◆ Directions:
Copy out each line of the material in which the word "that" appears.

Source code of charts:

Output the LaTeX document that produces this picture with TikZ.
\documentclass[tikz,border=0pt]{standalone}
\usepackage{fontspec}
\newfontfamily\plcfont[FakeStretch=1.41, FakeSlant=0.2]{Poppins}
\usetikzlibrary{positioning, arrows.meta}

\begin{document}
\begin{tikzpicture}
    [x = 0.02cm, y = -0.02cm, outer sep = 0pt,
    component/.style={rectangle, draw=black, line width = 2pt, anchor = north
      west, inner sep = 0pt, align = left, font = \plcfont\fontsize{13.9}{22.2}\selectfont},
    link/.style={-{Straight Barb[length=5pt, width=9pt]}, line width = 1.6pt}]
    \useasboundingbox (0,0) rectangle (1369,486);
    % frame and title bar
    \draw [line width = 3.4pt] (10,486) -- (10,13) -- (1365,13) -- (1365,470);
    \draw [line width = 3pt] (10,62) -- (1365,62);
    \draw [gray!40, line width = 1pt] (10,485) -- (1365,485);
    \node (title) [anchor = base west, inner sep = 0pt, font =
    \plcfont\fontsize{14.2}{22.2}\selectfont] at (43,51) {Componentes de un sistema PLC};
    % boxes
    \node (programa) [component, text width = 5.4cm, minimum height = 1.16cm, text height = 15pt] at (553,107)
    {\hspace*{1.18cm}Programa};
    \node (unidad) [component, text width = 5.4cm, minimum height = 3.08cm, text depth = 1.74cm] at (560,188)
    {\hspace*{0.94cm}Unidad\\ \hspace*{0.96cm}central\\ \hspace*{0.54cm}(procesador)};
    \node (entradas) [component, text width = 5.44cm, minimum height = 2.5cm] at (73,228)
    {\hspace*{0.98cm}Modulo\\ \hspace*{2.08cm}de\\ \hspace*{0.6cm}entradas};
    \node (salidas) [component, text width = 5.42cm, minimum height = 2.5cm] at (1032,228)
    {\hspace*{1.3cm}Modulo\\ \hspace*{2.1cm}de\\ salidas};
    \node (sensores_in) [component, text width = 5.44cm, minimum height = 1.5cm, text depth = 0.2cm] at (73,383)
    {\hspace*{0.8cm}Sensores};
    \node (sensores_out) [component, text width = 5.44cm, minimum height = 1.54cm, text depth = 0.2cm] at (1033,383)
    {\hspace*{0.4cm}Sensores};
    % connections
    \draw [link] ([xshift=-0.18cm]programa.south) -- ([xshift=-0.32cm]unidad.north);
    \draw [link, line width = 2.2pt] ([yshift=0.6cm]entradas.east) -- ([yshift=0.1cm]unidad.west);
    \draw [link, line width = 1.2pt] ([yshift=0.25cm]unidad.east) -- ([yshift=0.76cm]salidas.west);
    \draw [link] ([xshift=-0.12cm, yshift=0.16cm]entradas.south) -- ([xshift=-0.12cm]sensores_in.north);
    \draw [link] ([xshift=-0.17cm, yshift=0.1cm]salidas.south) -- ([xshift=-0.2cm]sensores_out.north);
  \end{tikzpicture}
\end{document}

...

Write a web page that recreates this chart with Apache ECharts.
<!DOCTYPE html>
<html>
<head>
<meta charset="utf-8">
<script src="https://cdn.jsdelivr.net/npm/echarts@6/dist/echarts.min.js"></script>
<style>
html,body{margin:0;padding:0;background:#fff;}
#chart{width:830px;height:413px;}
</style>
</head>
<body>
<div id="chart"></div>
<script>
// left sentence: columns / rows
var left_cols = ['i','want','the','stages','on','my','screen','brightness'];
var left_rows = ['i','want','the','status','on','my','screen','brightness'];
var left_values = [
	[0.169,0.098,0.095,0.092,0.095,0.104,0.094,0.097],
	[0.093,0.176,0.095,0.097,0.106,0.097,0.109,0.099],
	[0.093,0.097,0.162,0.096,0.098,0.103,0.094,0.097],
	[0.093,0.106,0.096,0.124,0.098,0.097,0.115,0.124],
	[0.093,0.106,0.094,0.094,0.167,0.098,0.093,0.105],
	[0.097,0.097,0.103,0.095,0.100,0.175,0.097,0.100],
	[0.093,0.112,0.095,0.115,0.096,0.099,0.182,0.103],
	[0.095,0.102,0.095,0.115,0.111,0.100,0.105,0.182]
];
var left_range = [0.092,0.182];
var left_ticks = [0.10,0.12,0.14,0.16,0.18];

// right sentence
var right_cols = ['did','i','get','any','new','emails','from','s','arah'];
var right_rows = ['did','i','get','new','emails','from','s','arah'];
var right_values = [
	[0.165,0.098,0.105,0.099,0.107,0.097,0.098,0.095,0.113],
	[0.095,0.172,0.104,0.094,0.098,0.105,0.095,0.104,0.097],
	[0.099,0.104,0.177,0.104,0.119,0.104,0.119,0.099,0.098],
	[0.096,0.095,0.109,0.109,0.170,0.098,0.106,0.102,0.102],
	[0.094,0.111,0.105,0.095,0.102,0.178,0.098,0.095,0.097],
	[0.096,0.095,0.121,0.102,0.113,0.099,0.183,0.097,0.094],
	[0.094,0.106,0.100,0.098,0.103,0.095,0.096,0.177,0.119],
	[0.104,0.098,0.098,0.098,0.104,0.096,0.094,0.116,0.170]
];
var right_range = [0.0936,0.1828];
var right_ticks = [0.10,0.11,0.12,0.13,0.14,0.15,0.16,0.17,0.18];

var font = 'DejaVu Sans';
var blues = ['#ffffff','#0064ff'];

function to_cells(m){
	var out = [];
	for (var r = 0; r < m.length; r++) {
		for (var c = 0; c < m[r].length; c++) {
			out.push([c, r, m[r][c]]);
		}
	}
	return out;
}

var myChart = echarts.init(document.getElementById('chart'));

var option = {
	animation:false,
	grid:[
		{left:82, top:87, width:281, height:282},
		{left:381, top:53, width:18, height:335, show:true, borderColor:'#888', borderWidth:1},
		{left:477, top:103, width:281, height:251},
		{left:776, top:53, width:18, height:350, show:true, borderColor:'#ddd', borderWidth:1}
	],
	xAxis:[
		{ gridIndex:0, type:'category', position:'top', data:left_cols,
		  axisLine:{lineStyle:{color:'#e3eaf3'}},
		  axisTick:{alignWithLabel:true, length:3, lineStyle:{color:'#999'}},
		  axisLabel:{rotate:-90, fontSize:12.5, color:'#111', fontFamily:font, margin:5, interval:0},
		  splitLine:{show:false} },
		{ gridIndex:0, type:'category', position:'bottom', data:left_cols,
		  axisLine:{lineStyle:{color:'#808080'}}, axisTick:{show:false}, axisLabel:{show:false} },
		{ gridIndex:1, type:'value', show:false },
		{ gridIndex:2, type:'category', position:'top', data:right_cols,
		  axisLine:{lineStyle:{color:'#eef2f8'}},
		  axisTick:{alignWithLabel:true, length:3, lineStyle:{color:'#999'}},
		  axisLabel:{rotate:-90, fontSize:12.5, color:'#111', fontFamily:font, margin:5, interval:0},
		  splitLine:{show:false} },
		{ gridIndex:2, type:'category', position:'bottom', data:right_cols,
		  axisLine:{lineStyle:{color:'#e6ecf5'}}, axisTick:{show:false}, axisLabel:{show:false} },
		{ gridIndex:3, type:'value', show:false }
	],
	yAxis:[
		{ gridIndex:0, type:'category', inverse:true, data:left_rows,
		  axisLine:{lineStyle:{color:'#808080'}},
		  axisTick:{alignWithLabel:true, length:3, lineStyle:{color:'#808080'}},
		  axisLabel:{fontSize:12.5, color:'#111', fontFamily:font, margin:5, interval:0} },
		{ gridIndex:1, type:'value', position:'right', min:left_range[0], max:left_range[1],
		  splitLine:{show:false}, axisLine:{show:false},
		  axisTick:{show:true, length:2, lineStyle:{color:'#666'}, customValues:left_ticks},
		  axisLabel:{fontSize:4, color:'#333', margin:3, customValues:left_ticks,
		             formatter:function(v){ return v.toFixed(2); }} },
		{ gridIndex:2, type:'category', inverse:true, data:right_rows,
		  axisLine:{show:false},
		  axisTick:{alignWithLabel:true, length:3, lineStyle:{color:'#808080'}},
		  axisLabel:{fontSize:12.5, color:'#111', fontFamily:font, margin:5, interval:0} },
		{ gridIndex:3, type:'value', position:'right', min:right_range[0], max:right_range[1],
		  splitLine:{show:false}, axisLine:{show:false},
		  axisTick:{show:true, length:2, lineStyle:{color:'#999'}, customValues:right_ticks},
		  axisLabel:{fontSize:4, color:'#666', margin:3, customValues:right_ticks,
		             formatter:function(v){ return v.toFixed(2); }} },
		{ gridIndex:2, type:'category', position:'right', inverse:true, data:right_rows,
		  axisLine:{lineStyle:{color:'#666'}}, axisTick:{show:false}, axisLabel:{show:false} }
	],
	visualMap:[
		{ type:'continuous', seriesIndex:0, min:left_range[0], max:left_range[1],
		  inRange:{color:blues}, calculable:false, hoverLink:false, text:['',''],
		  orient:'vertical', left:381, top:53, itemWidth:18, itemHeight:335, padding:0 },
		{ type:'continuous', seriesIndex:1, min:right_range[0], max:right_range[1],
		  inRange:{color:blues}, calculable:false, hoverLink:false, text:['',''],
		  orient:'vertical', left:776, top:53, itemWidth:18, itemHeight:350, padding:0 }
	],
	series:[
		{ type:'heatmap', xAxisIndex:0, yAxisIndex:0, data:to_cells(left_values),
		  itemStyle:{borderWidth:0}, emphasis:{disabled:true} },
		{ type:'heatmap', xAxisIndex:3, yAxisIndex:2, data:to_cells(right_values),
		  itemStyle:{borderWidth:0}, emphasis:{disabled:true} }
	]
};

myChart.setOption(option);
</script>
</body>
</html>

--

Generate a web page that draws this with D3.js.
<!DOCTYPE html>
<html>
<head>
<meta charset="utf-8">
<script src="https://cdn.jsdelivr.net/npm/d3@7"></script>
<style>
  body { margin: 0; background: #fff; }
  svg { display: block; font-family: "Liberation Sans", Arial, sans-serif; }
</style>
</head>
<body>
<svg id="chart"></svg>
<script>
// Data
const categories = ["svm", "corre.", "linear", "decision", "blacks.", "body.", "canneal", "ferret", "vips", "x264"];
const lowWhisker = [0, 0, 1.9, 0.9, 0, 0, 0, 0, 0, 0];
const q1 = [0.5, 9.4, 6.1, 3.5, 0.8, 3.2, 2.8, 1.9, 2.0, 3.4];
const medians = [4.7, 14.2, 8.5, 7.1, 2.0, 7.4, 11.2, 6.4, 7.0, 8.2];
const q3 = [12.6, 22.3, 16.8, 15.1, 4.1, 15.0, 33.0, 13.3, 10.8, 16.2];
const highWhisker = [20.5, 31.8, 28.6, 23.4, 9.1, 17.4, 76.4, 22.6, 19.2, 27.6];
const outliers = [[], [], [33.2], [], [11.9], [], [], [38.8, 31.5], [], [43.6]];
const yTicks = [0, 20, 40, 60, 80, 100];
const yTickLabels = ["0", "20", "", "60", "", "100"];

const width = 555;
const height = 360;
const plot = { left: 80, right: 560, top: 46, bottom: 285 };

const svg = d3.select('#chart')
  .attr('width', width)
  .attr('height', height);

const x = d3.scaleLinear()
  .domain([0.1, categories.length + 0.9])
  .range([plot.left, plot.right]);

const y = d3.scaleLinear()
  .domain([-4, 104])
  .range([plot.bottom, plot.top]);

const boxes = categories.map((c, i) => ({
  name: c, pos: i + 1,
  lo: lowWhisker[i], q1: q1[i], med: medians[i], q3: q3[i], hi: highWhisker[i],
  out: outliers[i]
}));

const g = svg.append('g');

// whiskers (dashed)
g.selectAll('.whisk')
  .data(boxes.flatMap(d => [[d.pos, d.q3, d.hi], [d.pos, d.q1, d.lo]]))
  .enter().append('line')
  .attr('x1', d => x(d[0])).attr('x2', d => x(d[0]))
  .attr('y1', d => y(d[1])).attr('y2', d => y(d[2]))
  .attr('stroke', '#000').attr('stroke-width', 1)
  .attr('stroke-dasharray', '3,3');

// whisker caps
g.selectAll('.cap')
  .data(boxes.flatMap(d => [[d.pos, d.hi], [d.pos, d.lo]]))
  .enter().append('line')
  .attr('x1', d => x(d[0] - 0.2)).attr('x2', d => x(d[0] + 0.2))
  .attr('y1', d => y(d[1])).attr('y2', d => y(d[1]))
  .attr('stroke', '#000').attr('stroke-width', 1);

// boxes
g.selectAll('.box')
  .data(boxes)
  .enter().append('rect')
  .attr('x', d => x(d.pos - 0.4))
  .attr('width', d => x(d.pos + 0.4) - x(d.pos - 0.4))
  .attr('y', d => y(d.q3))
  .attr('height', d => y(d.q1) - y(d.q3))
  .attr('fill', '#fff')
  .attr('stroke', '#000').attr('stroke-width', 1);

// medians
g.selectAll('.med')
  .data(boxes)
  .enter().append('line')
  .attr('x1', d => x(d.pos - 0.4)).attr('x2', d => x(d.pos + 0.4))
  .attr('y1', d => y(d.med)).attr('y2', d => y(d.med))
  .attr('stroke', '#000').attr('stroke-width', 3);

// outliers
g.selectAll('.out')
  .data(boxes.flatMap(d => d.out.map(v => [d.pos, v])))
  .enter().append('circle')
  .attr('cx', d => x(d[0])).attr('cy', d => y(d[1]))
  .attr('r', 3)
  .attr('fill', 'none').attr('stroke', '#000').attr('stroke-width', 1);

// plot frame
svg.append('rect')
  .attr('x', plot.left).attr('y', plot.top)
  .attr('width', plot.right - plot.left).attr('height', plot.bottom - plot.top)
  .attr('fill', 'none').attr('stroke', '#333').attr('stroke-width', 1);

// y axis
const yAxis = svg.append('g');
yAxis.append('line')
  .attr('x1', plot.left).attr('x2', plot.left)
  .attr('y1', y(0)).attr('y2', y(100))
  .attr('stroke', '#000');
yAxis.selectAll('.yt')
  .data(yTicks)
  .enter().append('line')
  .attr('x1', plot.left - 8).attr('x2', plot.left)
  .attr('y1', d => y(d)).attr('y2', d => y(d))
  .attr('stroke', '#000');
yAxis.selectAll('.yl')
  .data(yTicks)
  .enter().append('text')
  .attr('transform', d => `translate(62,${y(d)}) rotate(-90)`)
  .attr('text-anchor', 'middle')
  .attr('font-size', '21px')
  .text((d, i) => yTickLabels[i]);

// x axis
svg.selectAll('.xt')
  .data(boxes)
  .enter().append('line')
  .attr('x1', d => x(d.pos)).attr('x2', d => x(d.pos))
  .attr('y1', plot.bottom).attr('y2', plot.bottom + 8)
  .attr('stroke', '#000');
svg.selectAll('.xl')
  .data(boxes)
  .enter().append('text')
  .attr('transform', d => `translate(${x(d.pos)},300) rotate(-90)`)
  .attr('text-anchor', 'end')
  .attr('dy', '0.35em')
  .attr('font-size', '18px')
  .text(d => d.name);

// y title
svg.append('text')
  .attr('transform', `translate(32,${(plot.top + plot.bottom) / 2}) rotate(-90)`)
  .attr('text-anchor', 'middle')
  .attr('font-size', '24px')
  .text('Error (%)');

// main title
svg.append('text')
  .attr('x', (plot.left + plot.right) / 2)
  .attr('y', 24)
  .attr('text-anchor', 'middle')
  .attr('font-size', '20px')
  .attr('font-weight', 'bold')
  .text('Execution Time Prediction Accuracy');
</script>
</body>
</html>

◆ Exercise output:
Output the LaTeX document that produces this picture with TikZ.
Write a web page that recreates this chart with Apache ECharts.
Generate a web page that draws this with D3.js.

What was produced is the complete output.